● THE REQUEST: Transcribe exactly the lines from the one containing "Emit a component" through the one containing "The picture is", both included, and leave out any pictures.

● EXERCISE INPUT:

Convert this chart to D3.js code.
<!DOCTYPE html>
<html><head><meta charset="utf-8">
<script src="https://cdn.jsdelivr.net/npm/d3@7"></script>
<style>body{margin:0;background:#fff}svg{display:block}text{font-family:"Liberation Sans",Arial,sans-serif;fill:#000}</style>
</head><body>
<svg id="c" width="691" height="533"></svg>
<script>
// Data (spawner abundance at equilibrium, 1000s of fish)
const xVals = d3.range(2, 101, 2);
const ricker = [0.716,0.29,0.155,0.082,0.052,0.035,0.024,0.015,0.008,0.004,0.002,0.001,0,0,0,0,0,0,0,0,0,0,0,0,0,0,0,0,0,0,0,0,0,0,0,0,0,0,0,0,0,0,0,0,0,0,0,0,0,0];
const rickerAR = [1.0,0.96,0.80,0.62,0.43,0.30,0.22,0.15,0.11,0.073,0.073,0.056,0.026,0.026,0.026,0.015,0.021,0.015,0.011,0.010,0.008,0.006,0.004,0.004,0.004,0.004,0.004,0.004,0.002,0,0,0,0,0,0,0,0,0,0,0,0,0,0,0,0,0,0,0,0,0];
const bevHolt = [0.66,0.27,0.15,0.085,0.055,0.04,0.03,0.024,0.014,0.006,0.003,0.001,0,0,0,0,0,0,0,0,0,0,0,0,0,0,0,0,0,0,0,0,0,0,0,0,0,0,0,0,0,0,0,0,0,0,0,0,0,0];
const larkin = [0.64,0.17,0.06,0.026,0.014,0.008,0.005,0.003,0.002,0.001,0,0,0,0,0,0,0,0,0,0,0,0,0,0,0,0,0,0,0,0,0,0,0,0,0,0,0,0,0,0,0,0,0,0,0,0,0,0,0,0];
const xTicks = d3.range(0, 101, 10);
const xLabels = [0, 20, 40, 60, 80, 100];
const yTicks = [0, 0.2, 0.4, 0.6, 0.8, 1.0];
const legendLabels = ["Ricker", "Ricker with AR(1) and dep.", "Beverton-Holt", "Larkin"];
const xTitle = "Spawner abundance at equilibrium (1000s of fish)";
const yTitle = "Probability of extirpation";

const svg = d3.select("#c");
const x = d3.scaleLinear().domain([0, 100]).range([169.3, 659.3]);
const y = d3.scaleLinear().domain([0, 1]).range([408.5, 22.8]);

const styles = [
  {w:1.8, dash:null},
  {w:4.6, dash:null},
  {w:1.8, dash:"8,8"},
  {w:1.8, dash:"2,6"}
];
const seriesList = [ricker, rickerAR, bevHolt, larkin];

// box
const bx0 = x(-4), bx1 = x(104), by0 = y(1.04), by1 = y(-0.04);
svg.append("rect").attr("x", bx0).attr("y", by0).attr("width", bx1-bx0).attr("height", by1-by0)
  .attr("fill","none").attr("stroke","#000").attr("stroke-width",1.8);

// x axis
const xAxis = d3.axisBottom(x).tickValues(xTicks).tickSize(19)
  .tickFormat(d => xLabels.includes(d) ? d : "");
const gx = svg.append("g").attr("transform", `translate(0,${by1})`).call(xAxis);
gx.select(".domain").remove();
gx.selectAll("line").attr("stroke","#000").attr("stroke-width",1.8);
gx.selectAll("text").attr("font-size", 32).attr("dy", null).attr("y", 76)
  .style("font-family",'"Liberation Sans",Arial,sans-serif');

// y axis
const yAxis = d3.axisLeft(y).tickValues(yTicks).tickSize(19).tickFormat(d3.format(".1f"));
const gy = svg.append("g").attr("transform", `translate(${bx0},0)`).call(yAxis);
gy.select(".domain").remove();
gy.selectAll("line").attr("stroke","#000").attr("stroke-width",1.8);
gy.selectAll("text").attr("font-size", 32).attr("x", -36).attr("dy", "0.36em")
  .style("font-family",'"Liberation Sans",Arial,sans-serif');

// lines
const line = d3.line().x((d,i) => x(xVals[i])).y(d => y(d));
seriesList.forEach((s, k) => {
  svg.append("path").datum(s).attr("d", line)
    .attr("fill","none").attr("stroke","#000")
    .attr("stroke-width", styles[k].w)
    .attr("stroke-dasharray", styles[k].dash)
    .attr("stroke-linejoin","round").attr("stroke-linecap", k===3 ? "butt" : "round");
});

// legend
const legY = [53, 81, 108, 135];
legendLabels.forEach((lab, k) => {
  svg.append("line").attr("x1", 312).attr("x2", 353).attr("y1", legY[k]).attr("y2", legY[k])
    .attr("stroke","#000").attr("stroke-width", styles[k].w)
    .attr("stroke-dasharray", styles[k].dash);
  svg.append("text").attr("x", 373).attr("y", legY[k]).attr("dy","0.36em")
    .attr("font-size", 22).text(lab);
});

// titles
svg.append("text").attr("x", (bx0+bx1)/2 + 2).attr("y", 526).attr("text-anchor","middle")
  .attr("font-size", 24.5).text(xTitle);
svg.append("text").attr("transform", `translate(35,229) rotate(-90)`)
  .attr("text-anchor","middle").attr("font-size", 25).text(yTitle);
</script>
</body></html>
...
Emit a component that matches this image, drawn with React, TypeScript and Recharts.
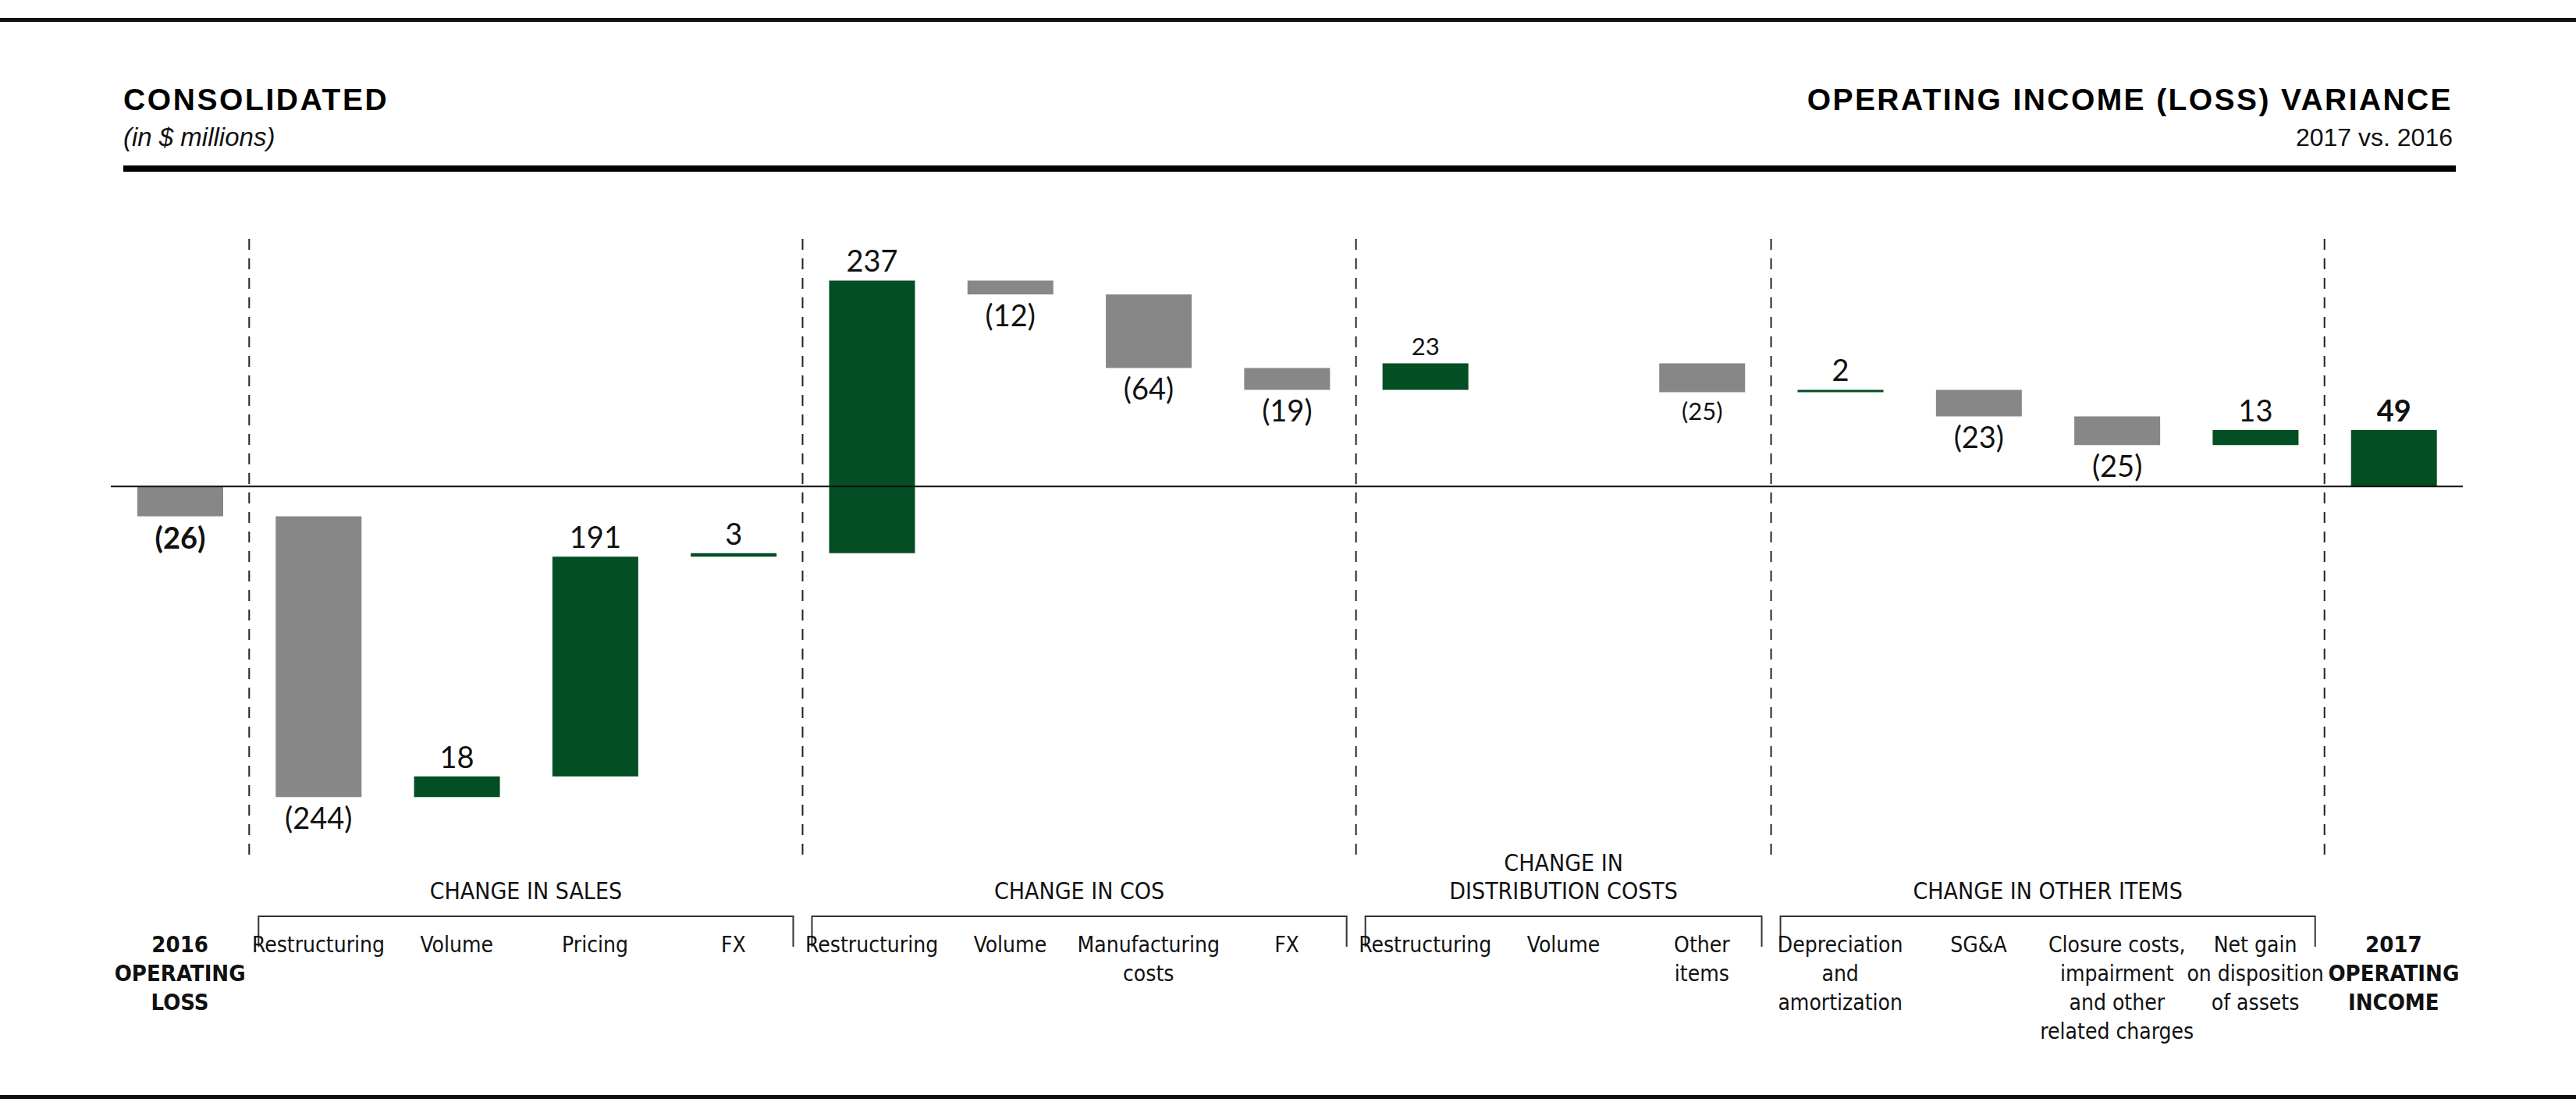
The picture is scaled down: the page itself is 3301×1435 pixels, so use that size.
---
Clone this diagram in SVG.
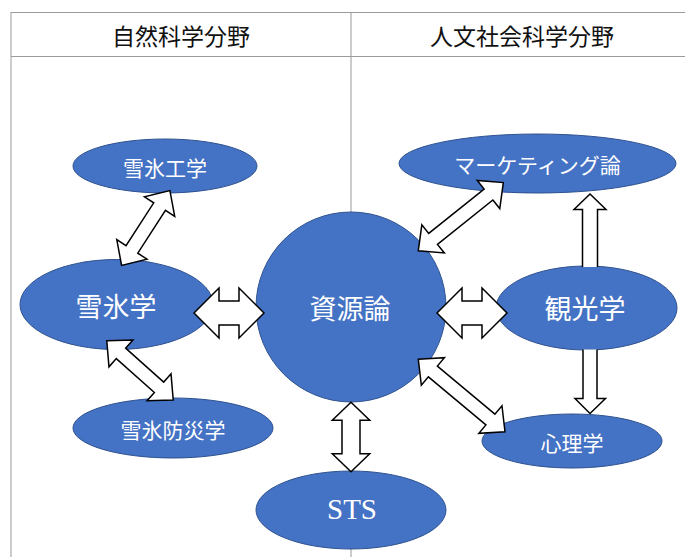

● SOLVED PROBLEM:
Emit a component that matches this image, drawn with React, TypeScript and Recharts.
The picture is scaled down: the page itself is 3301×1435 pixels, so use that size.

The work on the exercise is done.